# WHAT TO WORK ON:
Which lines below hold the word "that"? Copy all of them.

# SOURCE EXCERPT:
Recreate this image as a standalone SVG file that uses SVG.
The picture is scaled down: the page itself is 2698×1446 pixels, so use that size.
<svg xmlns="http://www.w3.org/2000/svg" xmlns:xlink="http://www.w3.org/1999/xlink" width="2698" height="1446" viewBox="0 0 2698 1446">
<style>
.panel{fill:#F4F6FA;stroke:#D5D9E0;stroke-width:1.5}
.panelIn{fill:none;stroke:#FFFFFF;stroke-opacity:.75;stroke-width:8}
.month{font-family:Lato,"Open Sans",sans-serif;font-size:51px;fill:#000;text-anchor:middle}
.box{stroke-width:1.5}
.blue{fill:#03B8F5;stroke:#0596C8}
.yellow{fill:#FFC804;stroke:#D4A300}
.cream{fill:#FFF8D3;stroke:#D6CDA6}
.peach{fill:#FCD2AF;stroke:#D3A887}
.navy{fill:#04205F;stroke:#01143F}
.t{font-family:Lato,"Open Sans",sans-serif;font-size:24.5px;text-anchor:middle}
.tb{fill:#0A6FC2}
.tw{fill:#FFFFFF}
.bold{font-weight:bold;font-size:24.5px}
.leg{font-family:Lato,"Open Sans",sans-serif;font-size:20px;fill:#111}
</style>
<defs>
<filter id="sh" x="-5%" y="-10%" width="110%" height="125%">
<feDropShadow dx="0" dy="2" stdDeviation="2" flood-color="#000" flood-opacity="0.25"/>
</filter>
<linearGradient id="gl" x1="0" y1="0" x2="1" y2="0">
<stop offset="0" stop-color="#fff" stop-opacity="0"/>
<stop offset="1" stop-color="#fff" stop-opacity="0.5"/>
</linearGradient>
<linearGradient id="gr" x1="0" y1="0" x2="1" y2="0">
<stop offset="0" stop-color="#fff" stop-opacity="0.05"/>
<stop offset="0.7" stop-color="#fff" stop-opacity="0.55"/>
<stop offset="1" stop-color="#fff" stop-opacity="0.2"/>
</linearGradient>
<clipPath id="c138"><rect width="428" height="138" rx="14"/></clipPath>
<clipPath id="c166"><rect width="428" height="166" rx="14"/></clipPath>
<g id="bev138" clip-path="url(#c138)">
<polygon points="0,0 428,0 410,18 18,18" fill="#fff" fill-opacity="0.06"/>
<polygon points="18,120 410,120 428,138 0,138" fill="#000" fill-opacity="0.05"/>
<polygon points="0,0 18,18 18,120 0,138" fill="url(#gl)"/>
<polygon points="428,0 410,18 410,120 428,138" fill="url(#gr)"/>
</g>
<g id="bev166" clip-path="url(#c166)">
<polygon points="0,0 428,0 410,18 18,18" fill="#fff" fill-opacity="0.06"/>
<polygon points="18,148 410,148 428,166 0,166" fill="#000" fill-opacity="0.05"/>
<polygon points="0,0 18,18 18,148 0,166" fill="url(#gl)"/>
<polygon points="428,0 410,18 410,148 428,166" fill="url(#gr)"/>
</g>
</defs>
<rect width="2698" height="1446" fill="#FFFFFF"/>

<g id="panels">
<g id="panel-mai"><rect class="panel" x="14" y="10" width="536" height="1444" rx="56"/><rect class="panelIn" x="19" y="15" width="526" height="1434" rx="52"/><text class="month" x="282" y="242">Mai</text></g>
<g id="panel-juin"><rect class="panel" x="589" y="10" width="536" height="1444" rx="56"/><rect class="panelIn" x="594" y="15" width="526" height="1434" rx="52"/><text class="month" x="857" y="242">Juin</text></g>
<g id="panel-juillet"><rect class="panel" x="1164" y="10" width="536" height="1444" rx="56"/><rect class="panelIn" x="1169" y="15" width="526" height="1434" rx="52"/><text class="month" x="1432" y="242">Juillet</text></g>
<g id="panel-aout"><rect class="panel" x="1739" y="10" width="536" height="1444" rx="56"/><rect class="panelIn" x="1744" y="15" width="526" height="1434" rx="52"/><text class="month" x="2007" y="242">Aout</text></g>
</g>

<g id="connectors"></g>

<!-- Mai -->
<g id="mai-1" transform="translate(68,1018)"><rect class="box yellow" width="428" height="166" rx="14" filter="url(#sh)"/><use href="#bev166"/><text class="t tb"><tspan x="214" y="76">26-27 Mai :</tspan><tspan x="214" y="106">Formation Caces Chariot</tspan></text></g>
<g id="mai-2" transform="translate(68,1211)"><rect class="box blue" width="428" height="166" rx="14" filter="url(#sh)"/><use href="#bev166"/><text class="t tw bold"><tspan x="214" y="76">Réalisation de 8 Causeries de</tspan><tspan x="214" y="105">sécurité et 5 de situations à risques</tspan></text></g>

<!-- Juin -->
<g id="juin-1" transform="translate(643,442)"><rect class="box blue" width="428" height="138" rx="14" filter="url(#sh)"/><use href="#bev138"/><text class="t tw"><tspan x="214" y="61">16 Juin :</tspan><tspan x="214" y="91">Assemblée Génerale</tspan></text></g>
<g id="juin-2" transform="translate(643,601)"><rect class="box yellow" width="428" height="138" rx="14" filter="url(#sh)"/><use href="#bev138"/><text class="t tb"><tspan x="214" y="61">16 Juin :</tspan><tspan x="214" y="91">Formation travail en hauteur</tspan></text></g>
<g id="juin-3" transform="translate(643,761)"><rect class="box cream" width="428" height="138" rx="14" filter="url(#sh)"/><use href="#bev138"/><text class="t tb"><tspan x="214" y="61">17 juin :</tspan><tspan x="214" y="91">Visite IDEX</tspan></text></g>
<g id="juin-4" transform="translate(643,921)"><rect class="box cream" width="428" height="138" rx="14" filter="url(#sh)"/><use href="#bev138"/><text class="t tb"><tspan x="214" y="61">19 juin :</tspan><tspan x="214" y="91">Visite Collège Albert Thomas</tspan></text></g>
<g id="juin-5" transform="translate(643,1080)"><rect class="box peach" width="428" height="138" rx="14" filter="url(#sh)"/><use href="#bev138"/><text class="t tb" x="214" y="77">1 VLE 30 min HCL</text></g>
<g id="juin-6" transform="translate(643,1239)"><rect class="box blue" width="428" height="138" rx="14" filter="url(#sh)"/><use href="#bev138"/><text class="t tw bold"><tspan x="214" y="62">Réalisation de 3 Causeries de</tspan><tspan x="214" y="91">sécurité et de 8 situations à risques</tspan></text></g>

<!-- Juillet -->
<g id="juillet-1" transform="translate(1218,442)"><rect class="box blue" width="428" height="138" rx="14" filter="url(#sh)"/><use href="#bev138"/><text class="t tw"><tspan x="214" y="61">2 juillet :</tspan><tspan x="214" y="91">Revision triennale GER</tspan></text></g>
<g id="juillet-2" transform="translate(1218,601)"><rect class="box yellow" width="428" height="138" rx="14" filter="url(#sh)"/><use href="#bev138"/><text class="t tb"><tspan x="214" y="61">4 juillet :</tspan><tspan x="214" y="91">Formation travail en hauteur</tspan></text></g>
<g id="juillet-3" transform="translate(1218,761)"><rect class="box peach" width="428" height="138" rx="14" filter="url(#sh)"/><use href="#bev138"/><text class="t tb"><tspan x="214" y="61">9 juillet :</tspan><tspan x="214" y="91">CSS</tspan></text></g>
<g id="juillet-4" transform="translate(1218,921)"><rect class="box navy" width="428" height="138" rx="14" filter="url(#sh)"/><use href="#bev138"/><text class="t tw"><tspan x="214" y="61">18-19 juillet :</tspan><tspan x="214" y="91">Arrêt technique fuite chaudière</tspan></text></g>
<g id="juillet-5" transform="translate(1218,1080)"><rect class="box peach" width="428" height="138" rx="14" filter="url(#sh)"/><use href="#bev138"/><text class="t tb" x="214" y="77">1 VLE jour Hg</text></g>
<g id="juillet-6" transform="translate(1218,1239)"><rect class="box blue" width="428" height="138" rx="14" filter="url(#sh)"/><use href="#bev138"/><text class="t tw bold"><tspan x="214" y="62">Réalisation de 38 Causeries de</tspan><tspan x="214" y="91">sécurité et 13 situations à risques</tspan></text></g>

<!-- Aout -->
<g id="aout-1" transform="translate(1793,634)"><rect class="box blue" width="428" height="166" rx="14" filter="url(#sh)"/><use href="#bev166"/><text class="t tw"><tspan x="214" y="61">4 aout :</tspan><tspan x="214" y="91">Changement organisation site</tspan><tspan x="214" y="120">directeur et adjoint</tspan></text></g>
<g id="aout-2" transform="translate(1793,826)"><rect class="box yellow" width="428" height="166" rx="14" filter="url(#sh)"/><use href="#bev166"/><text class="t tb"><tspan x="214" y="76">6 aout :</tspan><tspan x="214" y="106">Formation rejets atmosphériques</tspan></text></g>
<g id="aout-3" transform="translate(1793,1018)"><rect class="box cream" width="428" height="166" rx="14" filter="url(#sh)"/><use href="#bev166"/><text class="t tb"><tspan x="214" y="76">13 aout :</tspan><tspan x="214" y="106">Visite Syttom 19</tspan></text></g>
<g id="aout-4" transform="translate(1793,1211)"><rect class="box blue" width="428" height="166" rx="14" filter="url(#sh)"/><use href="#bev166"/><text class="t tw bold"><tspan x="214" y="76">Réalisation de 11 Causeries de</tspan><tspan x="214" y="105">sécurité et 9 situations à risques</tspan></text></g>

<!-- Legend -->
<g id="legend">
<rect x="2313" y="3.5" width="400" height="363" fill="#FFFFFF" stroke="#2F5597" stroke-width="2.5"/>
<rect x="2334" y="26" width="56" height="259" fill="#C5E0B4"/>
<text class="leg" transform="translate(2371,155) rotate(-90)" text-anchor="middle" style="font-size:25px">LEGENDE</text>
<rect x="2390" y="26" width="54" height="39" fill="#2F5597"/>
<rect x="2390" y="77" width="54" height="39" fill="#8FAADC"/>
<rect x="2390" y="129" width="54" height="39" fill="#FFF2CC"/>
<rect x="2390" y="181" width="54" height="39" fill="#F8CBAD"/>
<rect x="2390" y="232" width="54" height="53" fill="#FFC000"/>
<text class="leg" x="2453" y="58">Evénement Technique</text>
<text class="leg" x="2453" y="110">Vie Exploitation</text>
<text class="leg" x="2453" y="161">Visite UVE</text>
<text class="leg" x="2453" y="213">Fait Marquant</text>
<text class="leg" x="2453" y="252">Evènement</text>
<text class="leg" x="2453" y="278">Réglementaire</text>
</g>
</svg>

# TASK RESULT:
Recreate this image as a standalone SVG file that uses SVG.
The picture is scaled down: the page itself is 2698×1446 pixels, so use that size.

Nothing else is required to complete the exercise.